À quelques jours du verdict très attendu du procès BUKANGA LONZO, une vive tension oppose les deux plus hautes institutions de la République démocratique du Congo : l’Assemblée nationale et la Cour constitutionnelle. En toile de fond, la question sensible de l’immunité parlementaire de l’ancien Premier ministre devenu député, Augustin MATATA PONYO.
C’est un bras de fer inédit que connaît la RDC. Le président de l’Assemblée nationale, Vital KAMERHE, a adressé une lettre ferme au président de la Cour constitutionnelle, Dieudonné KAMULETA , dénonçant la comparution de MATATA PONYO sans que la plénière ne soit saisie, en violation, selon lui,de l’article 107 de la Constitution. Cet article protège les députés contre toute poursuite judiciaire sans l’accord de leur chambre.
Mais la Cour constitutionnelle ne l’entend pas ainsi. Par une réponse jugée sèche et directe, elle rappelle que la procédure judiciaire à l’encontre de MATATA PONYO a été engagée bien avant son élection comme député, en 2022. Elle affirme que le procès est désormais en phase de jugement, ce qui justifie à ses yeux la poursuite des audiences sans levée d’immunité.
Une interprétation qui divise
Au cœur de cette controverse : l’interprétation de l’immunité parlementaire. Le Parlement y voit une protection globale, y compris pour des faits antérieurs au mandat. La Cour, elle, privilégie une lecture restrictive, considérant que l’immunité ne saurait entraver une procédure judiciaire déjà initiée.
Cette divergence révèle un vide juridique sur l’effet rétroactif de l’immunité. Elle pose également la question de la hiérarchie entre les institutions : le judiciaire peut-il passer outre l’avis du législatif lorsqu’il estime détenir une compétence déjà exercée ?
Un clash aux allures de crise constitutionnelle
Ce désaccord va bien au-delà du cas MATATA PONYO. Il révèle une fragilité dans l’équilibre des pouvoirs. En ignorant la mise en garde du président de la Chambre basse, la Cour constitutionnelle semble affirmer son indépendance au prix d’un affront à l’autorité parlementaire. Un affront perçu par plusieurs observateurs comme un précédent préoccupant pour les 500 députés nationaux.
À quelques jours du verdict, prévu le 14 mai, les tensions entre le pouvoir judiciaire et le pouvoir législatif laissent craindre une crise institutionnelle majeure.

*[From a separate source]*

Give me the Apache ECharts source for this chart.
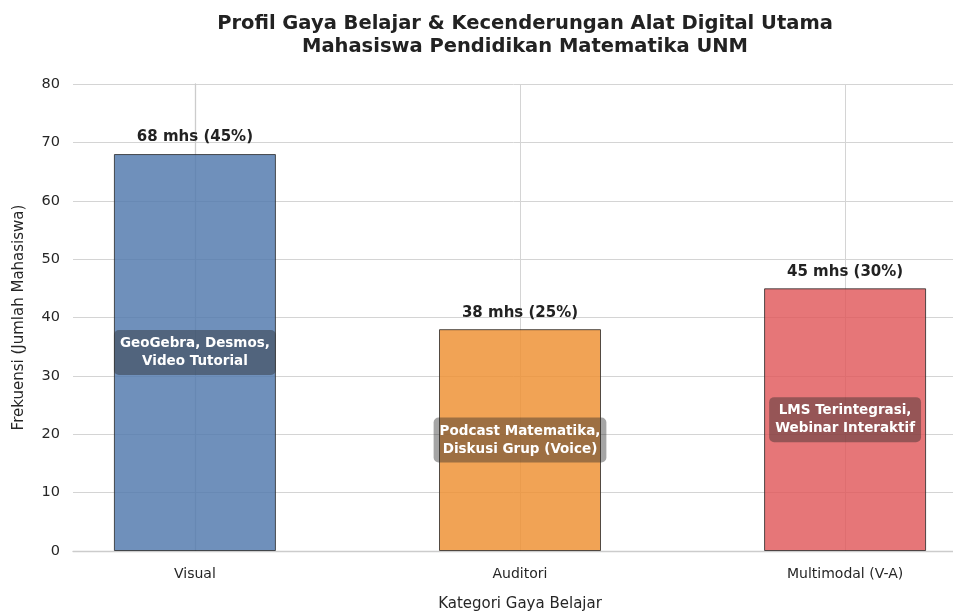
<!DOCTYPE html>
<html>
<head>
<meta charset="utf-8">
<script src="https://cdn.jsdelivr.net/npm/echarts@6/dist/echarts.min.js"></script>
<style>
  html, body { margin: 0; padding: 0; background: #fff; }
  #chart { width: 953px; height: 611px; }
</style>
</head>
<body>
<div id="chart"></div>
<script>
// data
const categories = ['Visual', 'Auditori', 'Multimodal (V-A)']
const counts = [68, 38, 45]
const shares = [45, 25, 30]
const tools = [
  'GeoGebra, Desmos,\nVideo Tutorial',
  'Podcast Matematika,\nDiskusi Grup (Voice)',
  'LMS Terintegrasi,\nWebinar Interaktif'
]
const yTicks = [0, 10, 20, 30, 40, 50, 60, 70, 80]
const barColors = [
  'rgba(84, 123, 174, 0.84)',
  'rgba(238, 145, 52, 0.84)',
  'rgba(224, 88, 90, 0.82)'
]

const font = '"DejaVu Sans", sans-serif'
const chart = echarts.init(document.getElementById('chart'))

chart.setOption({
  backgroundColor: '#fff',
  animation: false,
  title: {
    text: 'Profil Gaya Belajar & Kecenderungan Alat Digital Utama\nMahasiswa Pendidikan Matematika UNM',
    left: 520,
    top: 7,
    textAlign: 'center',
    textStyle: {
      fontFamily: font,
      fontSize: 19.5,
      fontWeight: 'bold',
      color: '#222',
      lineHeight: 23
    }
  },
  grid: {
    left: 73,
    right: -14,
    top: 84,
    bottom: 60,
    outerBoundsMode: 'none'
  },
  xAxis: {
    type: 'value',
    min: -0.375,
    max: 2.375,
    name: 'Kategori Gaya Belajar',
    nameLocation: 'middle',
    nameGap: 46,
    nameTextStyle: { fontFamily: font, fontSize: 15, color: '#262626' },
    axisLine: { show: true, lineStyle: { color: '#cccccc', width: 1.3 } },
    axisTick: { show: false, customValues: [0, 1, 2] },
    axisLabel: {
      customValues: [0, 1, 2],
      formatter: v => categories[Math.round(v)],
      fontFamily: font,
      fontSize: 14,
      color: '#262626',
      margin: 16
    },
    splitLine: { show: true, lineStyle: { color: '#d4d4d4', width: 1 } }
  },
  yAxis: {
    type: 'value',
    min: yTicks[0],
    max: yTicks[yTicks.length - 1],
    interval: 10,
    name: 'Frekuensi (Jumlah Mahasiswa)',
    nameLocation: 'middle',
    nameGap: 46,
    nameTextStyle: { fontFamily: font, fontSize: 15, color: '#262626' },
    axisLine: { show: true, lineStyle: { color: '#cccccc', width: 1.3 } },
    axisTick: { show: false },
    axisLabel: { fontFamily: font, fontSize: 14.5, color: '#262626', margin: 13 },
    splitLine: { show: true, lineStyle: { color: '#d4d4d4', width: 1 } }
  },
  series: [
    {
      type: 'bar',
      barWidth: 162,
      data: counts.map((v, i) => ({
        value: [i, v],
        itemStyle: { color: barColors[i] }
      })),
      itemStyle: { borderColor: 'rgba(40,40,40,0.8)', borderWidth: 1 },
      label: {
        show: true,
        position: 'inside',
        formatter: p => tools[p.dataIndex],
        fontFamily: font,
        fontSize: 13.5,
        fontWeight: 'bold',
        color: '#fff',
        lineHeight: 18,
        backgroundColor: 'rgba(40,40,40,0.42)',
        borderRadius: 5,
        padding: [5, 6, 4, 6]
      }
    },
    {
      type: 'bar',
      barWidth: 162,
      barGap: '-100%',
      silent: true,
      data: counts.map((v, i) => [i, v]),
      itemStyle: { color: 'rgba(0,0,0,0)' },
      label: {
        show: true,
        position: 'top',
        distance: 9,
        formatter: p => counts[p.dataIndex] + ' mhs (' + shares[p.dataIndex] + '%)',
        fontFamily: font,
        fontSize: 15,
        fontWeight: 'bold',
        color: '#222'
      }
    }
  ]
})
</script>
</body>
</html>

Si aucune médiation ne s’engage, le pays pourrait entrer dans une zone de turbulence, où le droit et la politique se heurtent dangereusement.
Un précédent aux conséquences incalculables
Le procès de MATATA PONYO, au-delà de ses implications judiciaires, devient le symbole d’une bataille plus large sur l’État de droit en RDC. Entre respect des immunités, séparation des pouvoirs et indépendance de la justice, c’est l’architecture même des institutions qui est mise à l’épreuve.